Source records
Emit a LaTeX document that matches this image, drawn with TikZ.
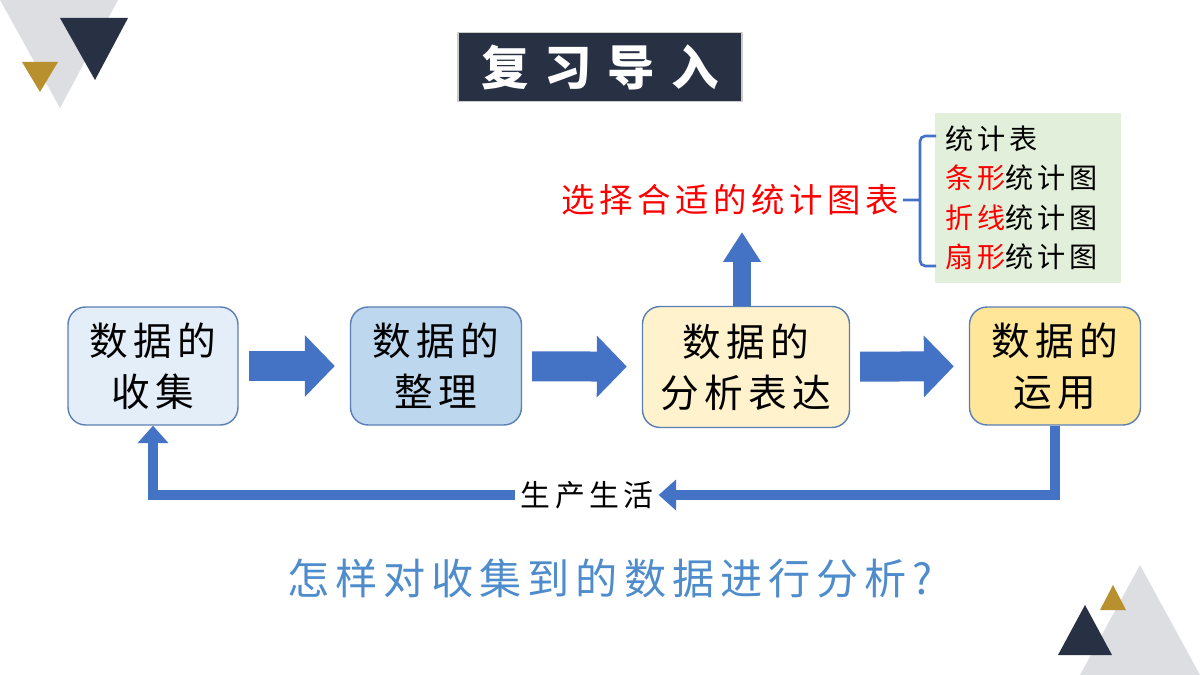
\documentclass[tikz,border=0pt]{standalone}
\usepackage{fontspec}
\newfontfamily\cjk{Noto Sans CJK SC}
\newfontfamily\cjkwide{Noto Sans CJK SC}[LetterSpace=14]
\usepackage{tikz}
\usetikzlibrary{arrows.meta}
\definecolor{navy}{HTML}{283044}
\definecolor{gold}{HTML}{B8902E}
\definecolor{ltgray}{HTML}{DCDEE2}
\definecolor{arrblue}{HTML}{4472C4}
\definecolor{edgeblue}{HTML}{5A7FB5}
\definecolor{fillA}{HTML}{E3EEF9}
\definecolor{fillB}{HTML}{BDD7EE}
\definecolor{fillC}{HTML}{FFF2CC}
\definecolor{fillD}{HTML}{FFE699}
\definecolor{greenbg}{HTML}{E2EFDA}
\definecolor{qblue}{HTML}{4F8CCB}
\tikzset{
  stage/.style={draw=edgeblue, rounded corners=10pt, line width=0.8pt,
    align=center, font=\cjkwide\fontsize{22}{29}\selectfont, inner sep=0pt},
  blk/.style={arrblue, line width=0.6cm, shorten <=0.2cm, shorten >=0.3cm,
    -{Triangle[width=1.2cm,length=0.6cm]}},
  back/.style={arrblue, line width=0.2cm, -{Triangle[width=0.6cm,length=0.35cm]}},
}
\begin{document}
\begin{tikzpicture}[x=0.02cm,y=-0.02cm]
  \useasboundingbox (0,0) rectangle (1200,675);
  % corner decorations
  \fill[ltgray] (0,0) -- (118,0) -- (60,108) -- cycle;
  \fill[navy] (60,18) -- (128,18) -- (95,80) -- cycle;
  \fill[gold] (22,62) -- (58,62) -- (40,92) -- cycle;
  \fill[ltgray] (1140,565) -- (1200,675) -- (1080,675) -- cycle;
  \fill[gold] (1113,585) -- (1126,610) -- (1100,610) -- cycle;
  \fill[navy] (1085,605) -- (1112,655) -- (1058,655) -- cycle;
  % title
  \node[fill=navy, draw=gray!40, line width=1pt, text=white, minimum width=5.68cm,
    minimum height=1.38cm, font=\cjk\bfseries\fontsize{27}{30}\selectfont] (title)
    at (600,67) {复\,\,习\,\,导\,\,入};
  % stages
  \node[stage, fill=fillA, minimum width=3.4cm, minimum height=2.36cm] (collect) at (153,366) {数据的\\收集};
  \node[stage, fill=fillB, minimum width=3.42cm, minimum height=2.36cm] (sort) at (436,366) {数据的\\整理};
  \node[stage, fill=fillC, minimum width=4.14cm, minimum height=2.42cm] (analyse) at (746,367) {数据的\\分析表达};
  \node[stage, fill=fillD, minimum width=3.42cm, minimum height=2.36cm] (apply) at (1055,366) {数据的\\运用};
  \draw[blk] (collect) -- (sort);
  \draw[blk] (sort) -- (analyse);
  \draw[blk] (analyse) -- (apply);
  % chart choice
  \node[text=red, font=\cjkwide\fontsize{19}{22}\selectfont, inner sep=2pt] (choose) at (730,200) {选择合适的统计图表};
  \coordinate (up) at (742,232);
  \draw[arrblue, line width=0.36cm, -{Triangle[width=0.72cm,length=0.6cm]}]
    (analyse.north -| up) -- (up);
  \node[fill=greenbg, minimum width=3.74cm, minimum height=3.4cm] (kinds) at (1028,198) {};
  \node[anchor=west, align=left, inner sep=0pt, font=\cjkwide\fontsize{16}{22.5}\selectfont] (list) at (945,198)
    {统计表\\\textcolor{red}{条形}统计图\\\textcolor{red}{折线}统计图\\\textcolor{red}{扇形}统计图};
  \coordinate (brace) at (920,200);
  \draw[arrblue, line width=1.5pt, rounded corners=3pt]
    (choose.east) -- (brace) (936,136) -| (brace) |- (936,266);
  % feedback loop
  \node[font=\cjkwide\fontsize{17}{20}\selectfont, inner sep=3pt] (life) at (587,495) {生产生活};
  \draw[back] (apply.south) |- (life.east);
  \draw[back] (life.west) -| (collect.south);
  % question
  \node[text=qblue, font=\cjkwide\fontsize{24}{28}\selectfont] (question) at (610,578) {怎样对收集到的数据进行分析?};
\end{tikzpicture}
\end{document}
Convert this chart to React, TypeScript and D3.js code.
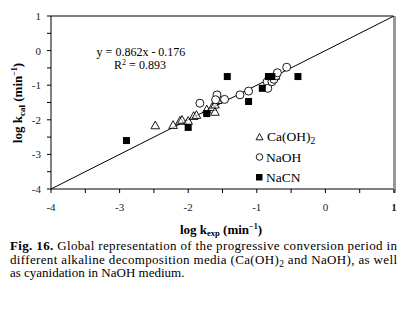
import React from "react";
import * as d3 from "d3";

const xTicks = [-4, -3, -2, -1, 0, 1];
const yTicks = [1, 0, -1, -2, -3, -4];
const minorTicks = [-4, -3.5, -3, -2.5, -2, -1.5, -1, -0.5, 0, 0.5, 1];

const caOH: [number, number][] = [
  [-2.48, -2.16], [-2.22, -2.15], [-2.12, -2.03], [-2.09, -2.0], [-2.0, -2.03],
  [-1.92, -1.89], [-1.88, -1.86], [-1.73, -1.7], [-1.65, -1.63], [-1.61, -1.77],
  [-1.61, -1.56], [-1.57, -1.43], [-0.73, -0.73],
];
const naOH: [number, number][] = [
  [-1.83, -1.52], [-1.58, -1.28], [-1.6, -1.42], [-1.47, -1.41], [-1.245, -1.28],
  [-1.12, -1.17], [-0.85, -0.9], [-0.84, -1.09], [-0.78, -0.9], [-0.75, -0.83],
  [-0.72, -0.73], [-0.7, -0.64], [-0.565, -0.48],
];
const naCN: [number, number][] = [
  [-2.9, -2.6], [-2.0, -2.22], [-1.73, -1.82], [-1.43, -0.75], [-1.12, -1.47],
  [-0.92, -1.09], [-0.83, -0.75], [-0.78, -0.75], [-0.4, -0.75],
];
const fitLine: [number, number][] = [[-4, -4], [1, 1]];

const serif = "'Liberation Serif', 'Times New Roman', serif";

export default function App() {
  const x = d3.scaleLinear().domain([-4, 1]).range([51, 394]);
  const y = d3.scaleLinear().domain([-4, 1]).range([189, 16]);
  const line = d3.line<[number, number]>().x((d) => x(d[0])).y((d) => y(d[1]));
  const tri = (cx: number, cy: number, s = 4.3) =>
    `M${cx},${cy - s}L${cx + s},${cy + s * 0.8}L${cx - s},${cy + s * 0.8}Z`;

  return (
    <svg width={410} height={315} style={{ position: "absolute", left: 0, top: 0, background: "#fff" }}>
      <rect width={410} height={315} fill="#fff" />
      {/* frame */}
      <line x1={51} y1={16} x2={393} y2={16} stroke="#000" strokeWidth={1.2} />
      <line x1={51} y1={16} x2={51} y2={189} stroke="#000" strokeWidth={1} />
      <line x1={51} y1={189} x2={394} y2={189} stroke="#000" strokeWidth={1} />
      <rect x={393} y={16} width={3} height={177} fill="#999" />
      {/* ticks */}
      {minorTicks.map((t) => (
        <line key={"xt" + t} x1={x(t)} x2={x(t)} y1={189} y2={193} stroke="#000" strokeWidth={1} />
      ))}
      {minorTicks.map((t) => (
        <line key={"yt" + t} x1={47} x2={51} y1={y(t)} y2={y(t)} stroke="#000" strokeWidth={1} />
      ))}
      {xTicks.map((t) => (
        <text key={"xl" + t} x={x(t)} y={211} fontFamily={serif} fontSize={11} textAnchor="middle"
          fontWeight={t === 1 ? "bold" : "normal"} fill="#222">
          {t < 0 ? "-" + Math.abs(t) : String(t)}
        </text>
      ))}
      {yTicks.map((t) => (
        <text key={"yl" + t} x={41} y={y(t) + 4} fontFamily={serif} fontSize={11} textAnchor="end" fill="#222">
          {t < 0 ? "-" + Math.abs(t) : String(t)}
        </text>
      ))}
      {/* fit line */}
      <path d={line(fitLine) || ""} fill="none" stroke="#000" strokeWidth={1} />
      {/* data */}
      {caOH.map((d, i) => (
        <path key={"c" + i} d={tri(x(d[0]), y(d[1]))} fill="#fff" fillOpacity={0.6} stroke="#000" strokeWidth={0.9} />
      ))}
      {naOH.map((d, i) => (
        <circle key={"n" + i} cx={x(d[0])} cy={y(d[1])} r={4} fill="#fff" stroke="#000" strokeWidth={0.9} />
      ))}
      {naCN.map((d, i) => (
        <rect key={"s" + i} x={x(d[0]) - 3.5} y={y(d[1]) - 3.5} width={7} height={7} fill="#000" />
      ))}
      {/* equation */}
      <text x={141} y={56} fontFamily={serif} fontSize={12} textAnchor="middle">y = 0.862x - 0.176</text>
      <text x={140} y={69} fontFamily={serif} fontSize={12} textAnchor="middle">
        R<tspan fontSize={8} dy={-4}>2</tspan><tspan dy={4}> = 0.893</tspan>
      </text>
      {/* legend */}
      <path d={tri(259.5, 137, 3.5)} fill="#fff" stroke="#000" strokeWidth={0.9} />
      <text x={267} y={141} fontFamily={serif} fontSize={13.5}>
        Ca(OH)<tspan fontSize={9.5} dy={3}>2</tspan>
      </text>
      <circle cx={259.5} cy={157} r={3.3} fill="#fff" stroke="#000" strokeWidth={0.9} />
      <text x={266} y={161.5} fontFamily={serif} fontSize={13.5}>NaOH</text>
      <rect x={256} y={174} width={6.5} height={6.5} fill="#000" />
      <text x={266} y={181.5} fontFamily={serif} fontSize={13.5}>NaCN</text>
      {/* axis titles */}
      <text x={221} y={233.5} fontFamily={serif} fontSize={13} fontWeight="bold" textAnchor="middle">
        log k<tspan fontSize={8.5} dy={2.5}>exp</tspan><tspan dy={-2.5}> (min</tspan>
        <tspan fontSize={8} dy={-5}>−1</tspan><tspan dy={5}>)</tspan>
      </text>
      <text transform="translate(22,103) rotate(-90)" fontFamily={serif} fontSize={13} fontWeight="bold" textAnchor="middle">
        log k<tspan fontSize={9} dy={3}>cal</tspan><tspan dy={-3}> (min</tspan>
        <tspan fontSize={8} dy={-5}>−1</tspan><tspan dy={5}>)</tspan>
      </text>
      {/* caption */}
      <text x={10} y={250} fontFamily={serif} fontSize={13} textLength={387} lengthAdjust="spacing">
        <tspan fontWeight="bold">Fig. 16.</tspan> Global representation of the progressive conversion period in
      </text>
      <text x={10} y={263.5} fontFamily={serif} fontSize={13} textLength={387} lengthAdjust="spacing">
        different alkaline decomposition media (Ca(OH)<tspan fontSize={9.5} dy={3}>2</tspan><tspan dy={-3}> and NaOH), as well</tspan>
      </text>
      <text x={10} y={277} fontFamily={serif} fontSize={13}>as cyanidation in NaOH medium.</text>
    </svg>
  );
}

TASK DESCRIPTION
List each line of the entries that holds the string "chart".

EXPECTED ANSWER
  % chart choice
Convert this chart to React, TypeScript and D3.js code.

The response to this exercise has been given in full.